Mel Gibson debutó en la dirección hace 25 años con una película que sorprendió al público y a la crítica. Acostumbrados a verle como actor en títulos de acción durante la década de 1980 (Mad Max, Arma letal), el primer trabajo de Gibson tras la cámara supuso un cambio de registro, al llevar a la pantalla grande una intimista novela de Isabelle Holland, El hombre sin rostro, escrita en 1972. Un debut más que digno del director australiano, que él mismo coprotagonizó y que contó con un magnifico guión adaptado por Malcolm MacRury.
Verano de 1968. Un pueblecito costero del estado de Maine. Catherine (Margaret Whiton) va a pasar allí las vacaciones con sus tres hijos: Gloria, Megan y Chuck (Nick Sthal). En realidad son hermanastros, porque para la madre el matrimonio parece más bien un hobby: se ha casado tres veces y está buscando el cuarto marido. Las relaciones entre los hijos no son cordiales y en este enrarecido ambiente ha crecido Chuck, que cuenta 12 años y tiene problemas psicológicos y académicos. Su ilusión es ingresar en la academia militar en la que estudió su difunto padre. La ayuda que no le presta su familia, donde la frivolidad campa a sus anchas, la encuentra en Justin McLeod (Mel Gibson), un ex profesor con medio rostro desfigurado a raíz de un misterioso accidente.

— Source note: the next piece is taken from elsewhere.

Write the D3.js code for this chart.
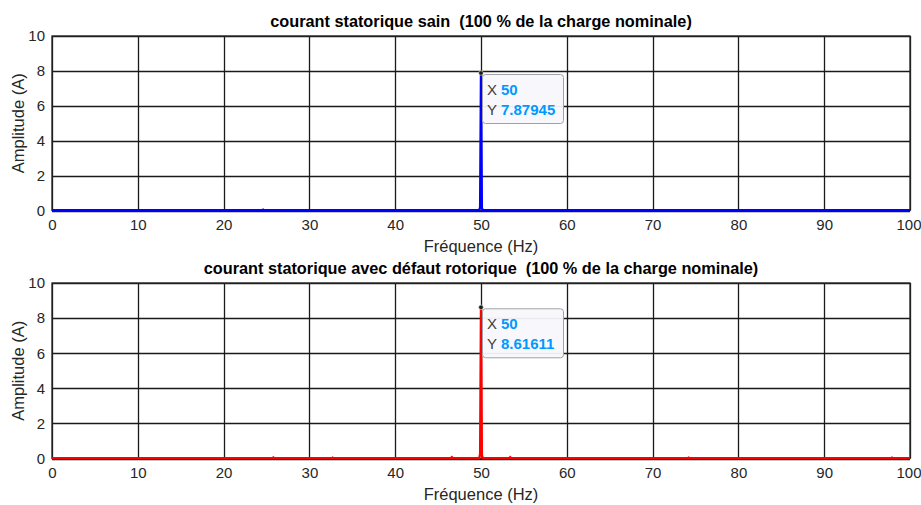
<!DOCTYPE html>
<html>
<head>
<meta charset="utf-8">
<script src="https://cdn.jsdelivr.net/npm/d3@7"></script>
<style>
  body { margin: 0; background: #fff; }
  svg { display: block; font-family: "Liberation Sans", Arial, Helvetica, sans-serif; }
  .title { white-space: pre; }
</style>
</head>
<body>
<svg id="chart" width="921" height="505"></svg>
<script>
// Axis ticks
const xTicks = [0, 10, 20, 30, 40, 50, 60, 70, 80, 90, 100];
const yTicks = [0, 2, 4, 6, 8, 10];

// Healthy motor stator current spectrum (frequency in Hz, amplitude in A)
const freqSain = [0, 24.5, 24.6, 24.7, 49.8, 49.9, 50, 50.1, 50.2, 100];
const ampSain  = [0.02, 0.02, 0.05, 0.02, 0.02, 0.2, 7.87945, 0.15, 0.02, 0.02];

// Stator current spectrum with rotor fault
const freqDefaut = [0, 25.7, 25.8, 25.9, 32.6, 32.7, 32.8, 46.5, 46.6, 46.7, 49.8, 49.9, 50, 50.1, 50.2,
                    53.3, 53.4, 53.5, 74.1, 74.2, 74.3, 97.8, 97.9, 98.0, 100];
const ampDefaut  = [0.02, 0.02, 0.06, 0.02, 0.02, 0.05, 0.02, 0.02, 0.07, 0.02, 0.02, 0.25, 8.61611, 0.2, 0.02,
                    0.02, 0.07, 0.02, 0.02, 0.05, 0.02, 0.02, 0.05, 0.02, 0.02];

const titles = [
  "courant statorique sain  (100 % de la charge nominale)",
  "courant statorique avec défaut rotorique  (100 % de la charge nominale)"
];

const panels = [
  { title: titles[0], freq: freqSain, amp: ampSain, color: "#0000ff", top: 36, bottom: 210.5, peakX: 50, peakY: 7.87945 },
  { title: titles[1], freq: freqDefaut, amp: ampDefaut, color: "#ff0000", top: 283, bottom: 458.5, peakX: 50, peakY: 8.61611 }
];

const svg = d3.select("#chart");
const left = 52, right = 910;
const axisColor = "#262626";

panels.forEach(p => {
  const x = d3.scaleLinear().domain([0, 100]).range([left, right]);
  const y = d3.scaleLinear().domain([0, 10]).range([p.bottom, p.top]);
  const g = svg.append("g");

  // grid
  g.append("g").selectAll("line").data(xTicks).join("line")
    .attr("x1", d => Math.round(x(d)) + 0.5).attr("x2", d => Math.round(x(d)) + 0.5)
    .attr("y1", p.top).attr("y2", p.bottom)
    .attr("stroke", "#1a1a1a").attr("stroke-width", 1.3);
  g.append("g").selectAll("line").data(yTicks).join("line")
    .attr("x1", left).attr("x2", right)
    .attr("y1", d => Math.round(y(d)) + 0.5).attr("y2", d => Math.round(y(d)) + 0.5)
    .attr("stroke", "#1a1a1a").attr("stroke-width", 1.3);

  // axes box
  g.append("rect").attr("x", left).attr("y", p.top)
    .attr("width", right - left).attr("height", p.bottom - p.top)
    .attr("fill", "none").attr("stroke", axisColor).attr("stroke-width", 1.3);

  // tick labels
  const xAxis = d3.axisBottom(x).tickValues(xTicks).tickSize(0).tickPadding(9);
  const xa = g.append("g").attr("transform", `translate(0,${p.bottom})`).call(xAxis);
  xa.select(".domain").remove();
  xa.selectAll("text").attr("font-size", 15).attr("fill", axisColor).attr("font-family", "Liberation Sans, Arial, sans-serif");
  // keep the last label inside the page edge
  xa.selectAll(".tick").filter(d => d === 100).select("text")
    .attr("text-anchor", "end").attr("x", 11);

  const yAxis = d3.axisLeft(y).tickValues(yTicks).tickSize(0).tickPadding(7);
  const ya = g.append("g").attr("transform", `translate(${left},0)`).call(yAxis);
  ya.select(".domain").remove();
  ya.selectAll("text").attr("font-size", 15).attr("fill", axisColor).attr("font-family", "Liberation Sans, Arial, sans-serif");

  // axis labels
  g.append("text").attr("x", (left + right) / 2).attr("y", p.bottom + 41)
    .attr("text-anchor", "middle").attr("font-size", 16.5).attr("fill", axisColor)
    .text("Fréquence (Hz)");
  g.append("text")
    .attr("transform", `translate(24,${(p.top + p.bottom) / 2}) rotate(-90)`)
    .attr("text-anchor", "middle").attr("font-size", 16.5).attr("fill", axisColor)
    .text("Amplitude (A)");

  // title
  g.append("text").attr("class", "title")
    .attr("x", (left + right) / 2).attr("y", p.top - 9)
    .attr("text-anchor", "middle").attr("font-size", 16.3).attr("font-weight", "bold")
    .attr("fill", "#000").text(p.title);

  // spectrum
  const pts = p.freq.map((f, i) => [f, p.amp[i]]);
  const line = d3.line().x(d => x(d[0])).y(d => y(d[1]));
  g.append("path").datum(pts).attr("d", line)
    .attr("fill", "none").attr("stroke", p.color).attr("stroke-width", 2.4)
    .attr("stroke-linejoin", "miter");

  // data tip
  const px = x(p.peakX), py = y(p.peakY);
  const tip = g.append("g");
  tip.append("rect").attr("x", px + 1.5).attr("y", py + 1.5)
    .attr("width", 81).attr("height", 49).attr("rx", 3)
    .attr("fill", "#f8f8fc").attr("fill-opacity", 0.95)
    .attr("stroke", "#a0a0a8").attr("stroke-width", 1);
  const rows = [["X", String(p.peakX)], ["Y", String(p.peakY)]];
  rows.forEach((r, i) => {
    const t = tip.append("text").attr("x", px + 6).attr("y", py + 22 + i * 20).attr("font-size", 15);
    t.append("tspan").attr("fill", "#404040").text(r[0]);
    t.append("tspan").attr("dx", 4).attr("fill", "#0099ff").attr("font-weight", "bold").text(r[1]);
  });
  tip.append("circle").attr("cx", px).attr("cy", py).attr("r", 2.3)
    .attr("fill", "#1a1a1a").attr("stroke", "#e8e8c0").attr("stroke-width", 0.6);
});
</script>
</body>
</html>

Gibson logró una espléndida dirección de actores, que evita el narcisismo y saca lo mejor de cada uno de ellos. Especialmente de Nick Sthal, que hacía su presentación como intérprete y que está sencillamente soberbio. La sobria puesta en escena esquiva el peligro de ceder a la sensiblería, de la que Gibson huye intencionadamente. A veces aparecen situaciones de cierta crudeza, pero sin llegar a la vulgaridad y sin justificarlas en ningún momento.
Visualmente el filme resulta algo deudor del cine de Peter Weir, que dirigió a Gibson en dos cintas notables: Gallipoli (1981) y El año que vivimos peligrosamente (1982). No obstante, el entonces novel director dejó su impronta en algunos originales encuadres y en el empleo de la fotografía.
Algunas escenas pueden sonar reiterativas, pero siempre dan pie a interesantes diálogos y reflexiones. Y aunque no se afronta expresamente el tema de la religión, toda la historia está impregnada de un halo de trascendencia, reflejado sutilmente: un crucifijo, una imagen, una frase o una idea profundamente espiritual. El hombre sin rostro reveló en su momento, 1993, la potencia de un director que dos años más tarde ganaría el Oscar con “Braveheart” y que en 2004 realizaría la película por la que pasará a la Historia: La Pasión de Cristo.